Despite its early success, Oyo has faced criticism over issues such as contract breaches and quality control, leading to some challenges in its expansion plans. Nonetheless, the company remains a major player in the budget hotel industry and has continued to receive funding from Softbank and other investors. The company has been in the news lately due to mass layoffs.
In the recent past, the market witnessed several leading tech startups’ valuations plummet. As a result, many Indian companies have postponed or abandoned their IPO ambitions on account of an unstable market. Some of these companies are jewellery store Joyalukkas, garment retailer Fabindia and skincare startup Mamaearth.
The Securities and Exchange Board of India (SEBI) established the secret pre-filing option last year in an effort to protect sensitive corporate information.
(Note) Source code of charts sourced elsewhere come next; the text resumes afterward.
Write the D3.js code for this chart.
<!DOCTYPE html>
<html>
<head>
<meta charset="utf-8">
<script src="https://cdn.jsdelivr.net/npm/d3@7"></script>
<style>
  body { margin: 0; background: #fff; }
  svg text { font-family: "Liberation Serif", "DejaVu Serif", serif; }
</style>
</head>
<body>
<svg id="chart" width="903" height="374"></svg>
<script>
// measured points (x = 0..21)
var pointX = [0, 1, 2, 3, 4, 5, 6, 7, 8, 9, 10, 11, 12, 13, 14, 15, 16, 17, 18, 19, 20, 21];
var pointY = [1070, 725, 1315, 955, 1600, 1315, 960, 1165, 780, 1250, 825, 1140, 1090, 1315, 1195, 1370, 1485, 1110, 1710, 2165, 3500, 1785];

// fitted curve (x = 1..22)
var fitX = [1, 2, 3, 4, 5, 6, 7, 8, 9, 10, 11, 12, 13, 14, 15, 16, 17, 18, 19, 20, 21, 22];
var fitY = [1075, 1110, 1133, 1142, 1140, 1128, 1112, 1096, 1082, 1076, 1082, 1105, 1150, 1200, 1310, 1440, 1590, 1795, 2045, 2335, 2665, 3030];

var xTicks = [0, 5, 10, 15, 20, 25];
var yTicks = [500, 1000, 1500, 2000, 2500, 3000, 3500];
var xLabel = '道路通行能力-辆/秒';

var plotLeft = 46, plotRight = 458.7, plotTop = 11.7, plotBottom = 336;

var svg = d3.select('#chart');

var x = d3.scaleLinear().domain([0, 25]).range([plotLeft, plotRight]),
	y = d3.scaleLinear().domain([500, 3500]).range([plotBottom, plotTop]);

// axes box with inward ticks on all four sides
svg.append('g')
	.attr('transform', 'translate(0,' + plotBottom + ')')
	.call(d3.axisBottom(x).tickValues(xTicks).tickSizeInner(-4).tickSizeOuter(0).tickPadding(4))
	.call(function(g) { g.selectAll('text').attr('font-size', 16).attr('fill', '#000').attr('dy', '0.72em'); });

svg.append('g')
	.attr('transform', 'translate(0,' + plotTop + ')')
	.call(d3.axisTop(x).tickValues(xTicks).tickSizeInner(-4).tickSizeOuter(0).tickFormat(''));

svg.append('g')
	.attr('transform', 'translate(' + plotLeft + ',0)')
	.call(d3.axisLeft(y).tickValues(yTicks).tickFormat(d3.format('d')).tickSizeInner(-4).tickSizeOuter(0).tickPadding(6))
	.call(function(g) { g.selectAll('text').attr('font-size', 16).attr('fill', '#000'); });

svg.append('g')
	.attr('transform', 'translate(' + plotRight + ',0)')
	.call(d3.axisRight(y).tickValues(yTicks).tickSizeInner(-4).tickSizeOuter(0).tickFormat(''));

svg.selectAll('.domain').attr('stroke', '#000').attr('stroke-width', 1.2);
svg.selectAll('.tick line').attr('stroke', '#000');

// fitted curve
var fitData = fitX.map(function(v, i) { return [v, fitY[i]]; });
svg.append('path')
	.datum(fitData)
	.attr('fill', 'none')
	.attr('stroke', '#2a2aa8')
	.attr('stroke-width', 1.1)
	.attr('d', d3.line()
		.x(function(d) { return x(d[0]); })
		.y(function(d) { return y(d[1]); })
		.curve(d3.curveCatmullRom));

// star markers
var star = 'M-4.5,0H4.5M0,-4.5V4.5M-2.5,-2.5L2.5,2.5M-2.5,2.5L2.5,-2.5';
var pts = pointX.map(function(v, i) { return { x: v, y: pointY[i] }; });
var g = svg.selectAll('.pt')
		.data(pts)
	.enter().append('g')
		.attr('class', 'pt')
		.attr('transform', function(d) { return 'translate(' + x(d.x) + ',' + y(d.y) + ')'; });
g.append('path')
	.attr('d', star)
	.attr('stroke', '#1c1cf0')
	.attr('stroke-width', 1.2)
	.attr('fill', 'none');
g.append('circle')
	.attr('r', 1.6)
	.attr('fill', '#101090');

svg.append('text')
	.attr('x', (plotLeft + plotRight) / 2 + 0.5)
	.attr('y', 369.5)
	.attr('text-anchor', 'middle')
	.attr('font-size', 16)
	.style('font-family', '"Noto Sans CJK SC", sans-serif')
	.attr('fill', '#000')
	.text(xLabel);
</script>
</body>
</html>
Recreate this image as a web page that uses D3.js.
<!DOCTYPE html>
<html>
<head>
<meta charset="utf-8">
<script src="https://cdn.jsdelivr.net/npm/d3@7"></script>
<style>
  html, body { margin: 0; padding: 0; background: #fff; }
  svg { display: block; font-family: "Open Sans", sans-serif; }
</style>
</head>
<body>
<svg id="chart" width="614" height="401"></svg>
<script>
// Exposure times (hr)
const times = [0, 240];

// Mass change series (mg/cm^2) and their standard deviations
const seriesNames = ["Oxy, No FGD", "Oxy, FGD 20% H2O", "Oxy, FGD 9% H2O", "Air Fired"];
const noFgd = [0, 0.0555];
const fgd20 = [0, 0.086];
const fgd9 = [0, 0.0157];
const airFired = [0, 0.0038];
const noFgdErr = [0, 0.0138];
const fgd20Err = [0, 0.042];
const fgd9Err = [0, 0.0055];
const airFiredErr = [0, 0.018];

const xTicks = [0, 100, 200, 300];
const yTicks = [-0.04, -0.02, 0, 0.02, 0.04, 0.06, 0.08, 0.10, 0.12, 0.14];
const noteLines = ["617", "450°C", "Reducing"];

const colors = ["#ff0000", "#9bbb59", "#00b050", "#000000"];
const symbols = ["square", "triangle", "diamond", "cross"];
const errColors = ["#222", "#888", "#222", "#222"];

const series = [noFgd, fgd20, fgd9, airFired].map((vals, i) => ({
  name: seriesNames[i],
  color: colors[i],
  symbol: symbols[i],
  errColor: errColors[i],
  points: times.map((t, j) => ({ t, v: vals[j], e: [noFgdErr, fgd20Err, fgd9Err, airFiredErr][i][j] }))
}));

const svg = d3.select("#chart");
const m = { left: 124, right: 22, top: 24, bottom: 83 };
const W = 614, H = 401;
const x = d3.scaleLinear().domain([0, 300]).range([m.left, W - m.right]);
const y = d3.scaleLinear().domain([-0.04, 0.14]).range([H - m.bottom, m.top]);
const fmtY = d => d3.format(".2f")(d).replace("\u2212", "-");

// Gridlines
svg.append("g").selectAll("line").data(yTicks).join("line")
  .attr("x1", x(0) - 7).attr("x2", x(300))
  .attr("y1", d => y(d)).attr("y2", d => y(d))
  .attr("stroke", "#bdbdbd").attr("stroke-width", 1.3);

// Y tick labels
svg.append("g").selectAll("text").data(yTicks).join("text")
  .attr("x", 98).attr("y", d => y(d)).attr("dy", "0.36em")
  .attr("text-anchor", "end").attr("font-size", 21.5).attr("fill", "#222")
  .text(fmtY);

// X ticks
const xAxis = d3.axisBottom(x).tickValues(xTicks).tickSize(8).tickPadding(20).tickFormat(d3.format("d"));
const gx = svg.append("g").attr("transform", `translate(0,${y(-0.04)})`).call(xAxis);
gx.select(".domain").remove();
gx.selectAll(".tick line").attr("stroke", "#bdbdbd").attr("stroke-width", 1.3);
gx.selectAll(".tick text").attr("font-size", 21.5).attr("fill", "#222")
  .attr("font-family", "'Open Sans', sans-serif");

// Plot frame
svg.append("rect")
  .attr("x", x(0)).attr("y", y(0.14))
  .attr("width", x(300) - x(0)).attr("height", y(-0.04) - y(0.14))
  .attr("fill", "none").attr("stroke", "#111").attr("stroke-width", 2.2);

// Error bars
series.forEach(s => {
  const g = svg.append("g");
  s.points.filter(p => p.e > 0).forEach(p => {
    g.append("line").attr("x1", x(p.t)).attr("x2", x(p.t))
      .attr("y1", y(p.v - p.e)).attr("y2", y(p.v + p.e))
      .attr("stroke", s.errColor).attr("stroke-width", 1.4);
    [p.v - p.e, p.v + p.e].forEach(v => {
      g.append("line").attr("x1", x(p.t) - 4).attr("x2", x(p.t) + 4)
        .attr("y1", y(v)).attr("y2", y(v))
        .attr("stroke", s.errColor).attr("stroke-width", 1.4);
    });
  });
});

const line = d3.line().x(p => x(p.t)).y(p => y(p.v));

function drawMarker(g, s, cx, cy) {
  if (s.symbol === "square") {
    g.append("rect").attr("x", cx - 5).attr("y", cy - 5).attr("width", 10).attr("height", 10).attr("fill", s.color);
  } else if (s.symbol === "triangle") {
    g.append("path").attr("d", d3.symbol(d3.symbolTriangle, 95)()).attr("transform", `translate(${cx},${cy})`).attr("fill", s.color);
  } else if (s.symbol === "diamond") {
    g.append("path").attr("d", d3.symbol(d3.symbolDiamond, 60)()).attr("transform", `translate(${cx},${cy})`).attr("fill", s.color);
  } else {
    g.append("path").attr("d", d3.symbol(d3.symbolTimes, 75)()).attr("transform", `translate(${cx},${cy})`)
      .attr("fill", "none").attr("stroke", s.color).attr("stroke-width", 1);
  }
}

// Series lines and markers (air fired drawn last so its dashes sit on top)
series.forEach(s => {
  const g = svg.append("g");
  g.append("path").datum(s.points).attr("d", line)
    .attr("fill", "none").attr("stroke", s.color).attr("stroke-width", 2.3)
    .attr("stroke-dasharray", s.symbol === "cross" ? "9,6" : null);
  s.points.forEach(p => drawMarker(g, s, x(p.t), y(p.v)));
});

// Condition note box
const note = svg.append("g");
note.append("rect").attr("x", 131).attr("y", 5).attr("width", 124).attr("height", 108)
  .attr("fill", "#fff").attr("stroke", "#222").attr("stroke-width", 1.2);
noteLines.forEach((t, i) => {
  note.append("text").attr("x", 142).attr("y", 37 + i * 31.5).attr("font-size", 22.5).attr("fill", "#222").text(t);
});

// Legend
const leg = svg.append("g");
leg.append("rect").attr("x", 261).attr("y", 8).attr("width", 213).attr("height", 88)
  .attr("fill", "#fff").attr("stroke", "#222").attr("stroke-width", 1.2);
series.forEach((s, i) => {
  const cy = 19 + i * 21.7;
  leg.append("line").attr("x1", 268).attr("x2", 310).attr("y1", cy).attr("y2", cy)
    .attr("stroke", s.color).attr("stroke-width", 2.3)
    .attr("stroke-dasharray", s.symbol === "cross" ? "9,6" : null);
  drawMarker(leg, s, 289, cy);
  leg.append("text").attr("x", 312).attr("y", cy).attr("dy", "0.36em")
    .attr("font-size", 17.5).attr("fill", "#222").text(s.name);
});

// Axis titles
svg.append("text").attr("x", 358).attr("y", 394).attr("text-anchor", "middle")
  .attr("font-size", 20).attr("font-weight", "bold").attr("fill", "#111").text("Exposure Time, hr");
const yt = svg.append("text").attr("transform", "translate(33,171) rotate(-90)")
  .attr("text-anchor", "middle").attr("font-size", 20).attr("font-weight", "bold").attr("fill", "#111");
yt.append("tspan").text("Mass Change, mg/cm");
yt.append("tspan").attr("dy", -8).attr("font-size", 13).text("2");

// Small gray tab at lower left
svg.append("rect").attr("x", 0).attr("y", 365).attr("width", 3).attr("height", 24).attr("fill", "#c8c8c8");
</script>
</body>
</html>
Companies in India normally submit a draught prospectus to SEBI first which includes regulatory disclosures and is made available to the public for comments for at least 21 days. Afterward, a final prospectus is submitted for approval once again after considering any regulatory and other input.
Secretly pre-filing for an initial public offering (IPO) is a process in which a company starts preparing for an IPO without publicly disclosing their plans to do so. This process involves working with investment banks, lawyers, and auditors to prepare the necessary paperwork and financial statements required for an IPO. The goal is to have everything ready to go before publicly announcing the IPO, giving the company a better chance to control the narrative and avoid any negative speculation or rumours that may arise during the IPO process.
However, pre-filing for an IPO can be a delicate process, as it requires the company to balance the need for secrecy with the legal requirements for disclosure and transparency. Companies considering this approach should consult with experienced professionals to ensure they navigate the process correctly and legally.